Several Oddball players brought a mid-19th century flavor to the day with costumes that ranged from coats and tails to top hats, bowlers and tradesmen caps; the two or three ladies in the company chose long gowns and bonnets.
Mike Kinney, a sculptor, made his own outfit – a green tailed coat, canvas pants, and tradesman cap. He reminded me, somehow, of Allan Robertson. Others found their clothes in thrift shops or from online purveyors of historical garments. Joey Piatek of Indiana and Mike Brown of Wisconsin sported top hats, and Tom Kerckhove of Illinois could have come directly from his London law office, he in a handsome dark outfit set off with a bowler. Coats, ties, and neckerchiefs were the order of the day.

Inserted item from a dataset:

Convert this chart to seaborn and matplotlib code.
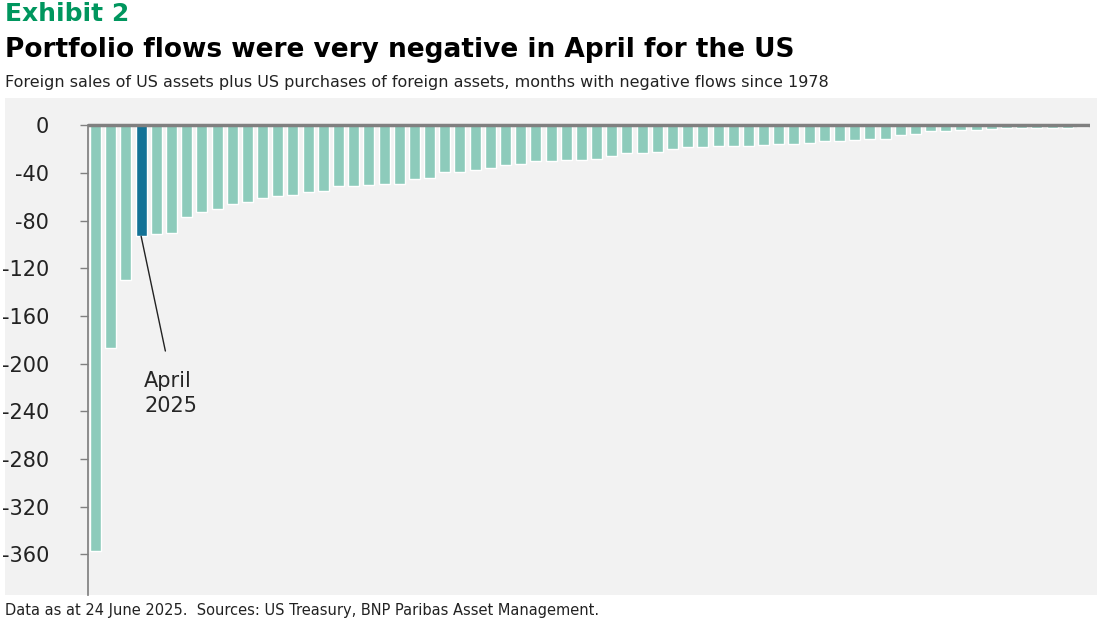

It was a colorful and cheerful crew, with no expectation of golfing glory other than the experience of a most unusual day in the company of good friends.
The Lanes prepared a pre-round toast to the spirit of the day and placed a ginger beer cart near the third green where one could enjoy another toast, a bit of a snack, or a Bundaberg ginger beer.
The sun shone, long-nosed clubs struck feather balls, occasionally well, and laughter was heard, more than occasionally.
Old Daw would most certainly have approved.